December 2 – 8, 2017
Ryder Richards is a Dallas-based artist who was a fellow at Roswell Artist-in-Residence from September 2012 until August 2013, held the art department chair at Eastfield College in Mesquite, TX, and is now an independent artist. Richards is a co-founder of the RJP NOMADIC GALLERY (a traveling art gallery), CULTURE LABORATORY (internet based collective exhibiting internationally) and Dallas-based group THE ART FOUNDATION. He has curated and exhibited in numerous exhibitions (including an exhibition at the Dallas Museum of Art) and is the recipient of several scholarships, travels abroad, and awards for his achievements in art, including seven artist-in-residence programs, including the Roswell Artist-in-Residence (2012-2013). Writing for Glasstire.com, D Magazine, and other publications prompted Richards to found Eutopia: Contemporary Art Review focused on concise arts writing. Richards has exhibited at the Bellevue Museum, Seattle; Roswell Museum, Roswell, NM; Olm Space, Switzerland; Public Address, Brooklyn; Antena, Chicago; Falling Water, Pennsylvania; Cornell University, Ithaca; Monkskirche, Tangermunde, Germany; C2 Pottery Gallery, China; Blue Star Contemporary Art Museum, San Antonio; ArtPace, San Antonio; The Luminary, St. Louis ; Lawndale, Houston; Amarillo Museum of Art; San Diego Art Institute; The London Art Fair; as well as The Power Station, The Reading Room, Beefhaus, and Gray Matters in Dallas. He has participated in The Texas Biennial 2011 and 2013 and the Dallas Biennial 2012 and 2014. Richards has works in the permanent collections of The Anderson Contemporary Museum, Roswell Museum, McNeese University, Richland College, and several private collectors.
Notes from the Curator:
There is so much to unpack about Ryder’s show but there are three things I want to highlight. First, the use of text. Second, the prominence of the building not acquiescence of seduction. Third, the idea of the rigidity not frailty of seduction.
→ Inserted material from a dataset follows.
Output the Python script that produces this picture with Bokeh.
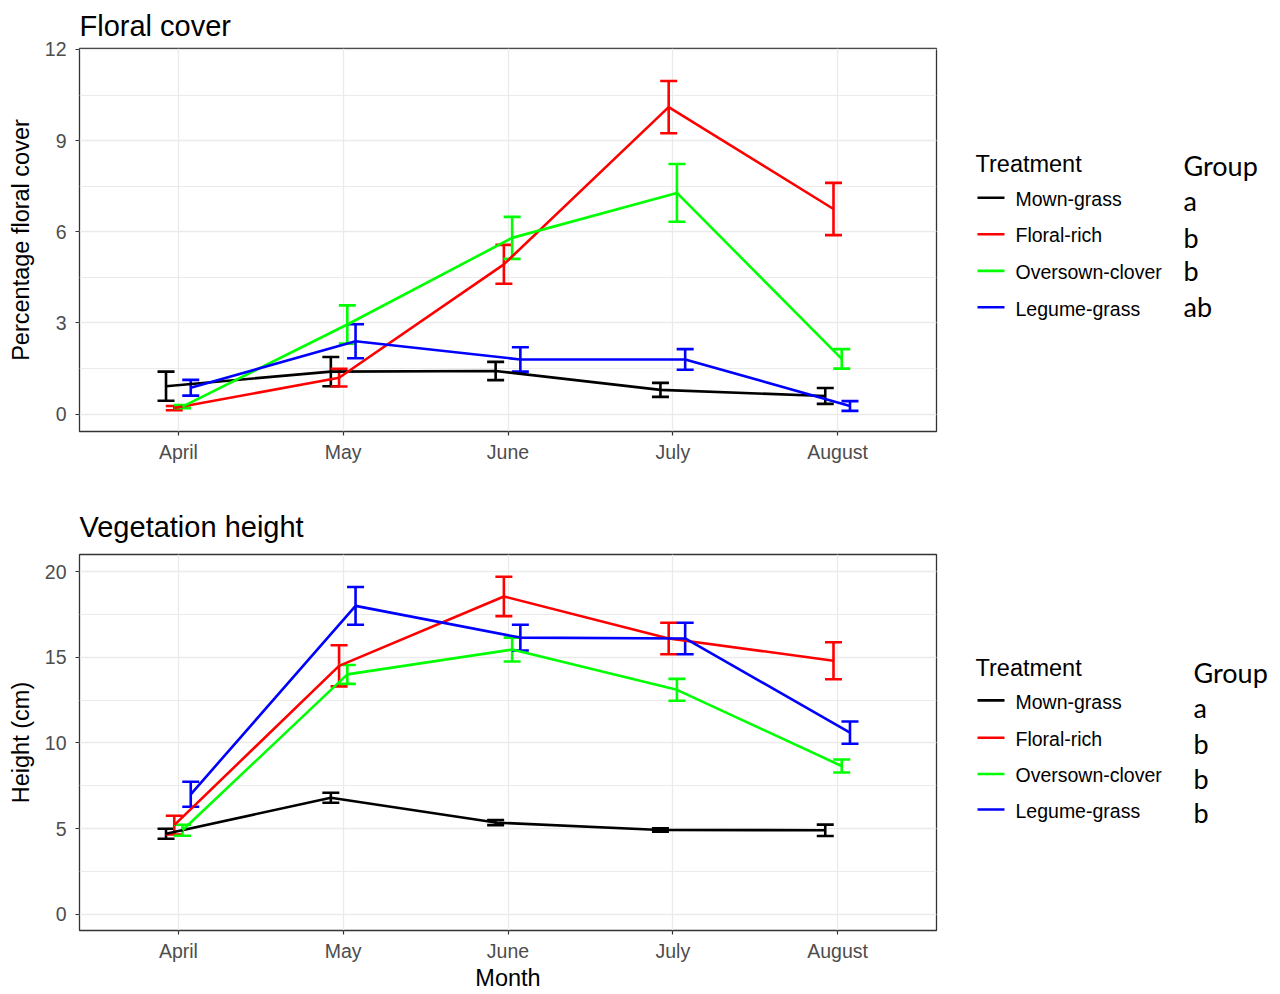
from bokeh.plotting import figure
from bokeh.models import (ColumnDataSource, Range1d, Whisker, TeeHead,
                          SingleIntervalTicker, FixedTicker)
from bokeh.transform import dodge
from bokeh.layouts import row, column
from bokeh.embed import file_html
from bokeh.resources import INLINE
from bokeh.core.properties import value

# ---------------- data ----------------
months = ["April", "May", "June", "July", "August"]
treatments = ["Mown-grass", "Floral-rich", "Oversown-clover", "Legume-grass"]
colors = ["#000000", "#FF0000", "#00FF00", "#0000FF"]

# Floral cover (%) - mean and standard error
cover_mown = [0.92, 1.40, 1.42, 0.80, 0.60]
cover_mown_se = [0.48, 0.48, 0.30, 0.23, 0.26]
cover_floral = [0.20, 1.20, 4.93, 10.10, 6.75]
cover_floral_se = [0.07, 0.29, 0.64, 0.86, 0.86]
cover_clover = [0.25, 2.95, 5.80, 7.28, 1.82]
cover_clover_se = [0.05, 0.63, 0.69, 0.95, 0.32]
cover_legume = [0.87, 2.40, 1.80, 1.80, 0.27]
cover_legume_se = [0.26, 0.56, 0.40, 0.34, 0.16]
cover_groups = ["a", "b", "b", "ab"]

# Vegetation height (cm) - mean and standard error
height_mown = [4.70, 6.80, 5.35, 4.92, 4.90]
height_mown_se = [0.29, 0.29, 0.15, 0.10, 0.33]
height_floral = [5.20, 14.50, 18.55, 16.10, 14.80]
height_floral_se = [0.55, 1.20, 1.15, 0.92, 1.08]
height_clover = [4.90, 14.00, 15.45, 13.10, 8.65]
height_clover_se = [0.32, 0.55, 0.70, 0.64, 0.38]
height_legume = [7.00, 18.00, 16.15, 16.10, 10.60]
height_legume_se = [0.73, 1.10, 0.75, 0.92, 0.65]
height_groups = ["a", "b", "b", "b"]

# ---------------- styling / layout ----------------
FONT = "Liberation Sans"
GROUP_FONT = "Lato"
DODGE = [-0.075, -0.025, 0.025, 0.075]
LW = 2.6
PLOT_W = 950
LEG_W = 329
FRAME_LEFT = 79
FRAME_RIGHT = 936


def make_panel(title, ylabel, means, ses, y_lo, y_hi, interval, height,
               border_top, border_bottom, title_standoff, xlabel=None):
    p = figure(width=PLOT_W, height=height,
               x_range=Range1d(0.4, len(months) + 0.6),
               y_range=Range1d(y_lo, y_hi),
               toolbar_location=None, output_backend="svg",
               min_border_left=FRAME_LEFT,
               min_border_right=PLOT_W - FRAME_RIGHT,
               min_border_top=border_top, min_border_bottom=border_bottom,
               title=title)
    p.background_fill_color = "white"
    p.border_fill_color = "white"
    p.outline_line_color = "#333333"
    p.outline_line_width = 1.3

    p.title.text_font = FONT
    p.title.text_font_size = "29px"
    p.title.text_font_style = "normal"
    p.title.text_color = "black"
    p.title.align = "left"
    p.title.standoff = title_standoff

    xpos = list(range(1, len(months) + 1))
    xt = FixedTicker(ticks=xpos)
    p.xaxis.ticker = xt
    p.xgrid.ticker = xt
    p.xaxis.major_label_overrides = {x: m for x, m in zip(xpos, months)}
    yt = SingleIntervalTicker(interval=interval, num_minor_ticks=2)
    p.yaxis.ticker = yt
    p.ygrid.ticker = yt

    for ax in (p.xaxis, p.yaxis):
        ax.axis_line_color = None
        ax.major_tick_line_color = "#333333"
        ax.major_tick_line_width = 1.2
        ax.major_tick_out = 4
        ax.major_tick_in = 0
        ax.minor_tick_line_color = None
        ax.major_label_text_font = FONT
        ax.major_label_text_font_size = "19.5px"
        ax.major_label_text_color = "#4D4D4D"
        ax.axis_label_text_font = FONT
        ax.axis_label_text_font_size = "23.5px"
        ax.axis_label_text_font_style = "normal"
        ax.axis_label_text_color = "black"
    p.yaxis.major_label_standoff = 9
    p.xaxis.major_label_standoff = 5
    p.yaxis.axis_label = ylabel
    p.yaxis.axis_label_standoff = 8
    if xlabel:
        p.xaxis.axis_label = xlabel
        p.xaxis.axis_label_standoff = 0

    p.xgrid.grid_line_color = "#EBEBEB"
    p.xgrid.grid_line_width = 1.3
    p.ygrid.grid_line_color = "#EBEBEB"
    p.ygrid.grid_line_width = 1.3
    p.ygrid.minor_grid_line_color = "#EBEBEB"
    p.ygrid.minor_grid_line_width = 1.0

    for name, m, s, c, off in zip(treatments, means, ses, colors, DODGE):
        src = ColumnDataSource(dict(
            x=xpos, y=m,
            upper=[a + b for a, b in zip(m, s)],
            lower=[a - b for a, b in zip(m, s)]))
        p.line(x=dodge("x", off), y="y", source=src, line_color=c,
               line_width=LW)
        w = Whisker(source=src, base=dodge("x", off), upper="upper",
                    lower="lower", dimension="height", line_color=c,
                    line_width=LW,
                    upper_head=TeeHead(size=17, line_color=c, line_width=LW),
                    lower_head=TeeHead(size=17, line_color=c, line_width=LW))
        p.add_layout(w)
    return p


def make_legend(height, border_top, border_bottom, frame_top, frame_bottom,
                title_y, swatch_ys, label_ys, group_x, group_y,
                letter_ys, letters):
    # legend area uses page-pixel coordinates (y downwards)
    lf = figure(width=LEG_W, height=height,
                x_range=Range1d(PLOT_W, PLOT_W + LEG_W),
                y_range=Range1d(frame_bottom, frame_top),
                toolbar_location=None, output_backend="svg",
                x_axis_location=None, y_axis_location=None,
                min_border_left=0, min_border_right=0,
                min_border_top=border_top, min_border_bottom=border_bottom)
    lf.grid.visible = False
    lf.outline_line_color = None
    lf.background_fill_color = "white"
    lf.border_fill_color = "white"
    n = len(treatments)
    lf.text(x=[975], y=[title_y], text=["Treatment"], text_font=value(FONT),
            text_font_size="23.5px", text_color="black",
            text_baseline="alphabetic", text_align="left")
    lf.segment(x0=[977] * n, x1=[1004] * n,
               y0=swatch_ys, y1=swatch_ys, line_color=colors, line_width=LW)
    lf.text(x=[1015] * n, y=label_ys, text=treatments,
            text_font=value(FONT), text_font_size="19.5px",
            text_color="black", text_baseline="alphabetic",
            text_align="left")
    lf.text(x=[group_x], y=[group_y], text=["Group"],
            text_font=value(GROUP_FONT), text_font_size="27px",
            text_color="black", text_baseline="alphabetic",
            text_align="left")
    lf.text(x=[group_x] * len(letters), y=letter_ys, text=letters,
            text_font=value(GROUP_FONT), text_font_size="27px",
            text_color="black", text_baseline="alphabetic",
            text_align="left")
    return lf


# top panel: page rows 0..496, frame 47..431
H1, BT1, BB1 = 496, 47, 65
# bottom panel: page rows 496..993, frame 553..932
H2, BT2, BB2 = 497, 57, 61

p1 = make_panel("Floral cover", "Percentage floral cover",
                [cover_mown, cover_floral, cover_clover, cover_legume],
                [cover_mown_se, cover_floral_se, cover_clover_se, cover_legume_se],
                -0.57, 12.03, 3, H1, BT1, BB1, 14)
l1 = make_legend(H1, BT1, BB1, 47, 431, 162.7,
                 [196.7, 233.3, 270.0, 306.5],
                 [198.0, 234.3, 271.0, 307.7], 1183, 164.3,
                 [199.0, 236.0, 270.0, 306.0], cover_groups)

p2 = make_panel("Vegetation height", "Height (cm)",
                [height_mown, height_floral, height_clover, height_legume],
                [height_mown_se, height_floral_se, height_clover_se, height_legume_se],
                -0.95, 21.0, 5, H2, BT2, BB2, 24, xlabel="Month")
l2 = make_legend(H2, BT2, BB2, 553, 932, 667.0,
                 [700.0, 737.7, 774.3, 810.0],
                 [702.0, 738.7, 775.3, 812.0], 1193, 671.7,
                 [707.7, 743.3, 779.0, 813.3], height_groups)

layout = column(row(p1, l1), row(p2, l2))

open("out.html", "w").write(file_html(layout, INLINE))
First, Ryder has taken sections of Kierkegaard’s text as a literal instruction manual for the construction of seduction. While the protagonist of “The Seducer’s Diary” is using an internalized methodology for wooing women, Ryder is materializing and externalizing it. The quotes and text guide us along the way, which is especially helpful in the first few posts.
Second, if you look at the number of videos in Ryder’s show, we can see that the emphasis is on the preparation of the seduction not the seduction itself. In Kierkegaard’s text, as in Ryder’s show, seduction is not necessarily seen as teleological (with a goal in mind) but as instrumental (the way in which a goal is achieved). The work and enjoyment comes form the planning and construction of the seduction not the seduction itself.
Third, Kierkegaard asks us to reconsider the notion of “wooing” as a rigid process that can be used and reused with a relatively successful and predictable outcome. In most cases we consider “wooing” as an ephemeral activity that involves indescribable emotions, rapidly beating hearts and bad poetry. Kierkegaard relies on these typical reactions and uses them as components of a highly structured plan. For Ryder, instead of ephemeral materials and activities, he, again, materializes and externalizes the emotional and internal by using construction materials: cement blocks, plywood, utility buckets not roses, love letters and romantic dinners. He physically – not mentally – prepares for the seduction by working out with the materials.
Of course, what cannot be ignored is the “failure” of the seduction – Ryder drinking a beer by himself. But this “failure” is ultimately revealed as a celebration because he did not want to really woo anyone to begin with.
So, what we can see in Ryder’s show is a correlation but subversion of the text by materializing the ephemeral, externalizing the internal, and physically emphasizing the instrumental – not teleological – purpose of “wooing.”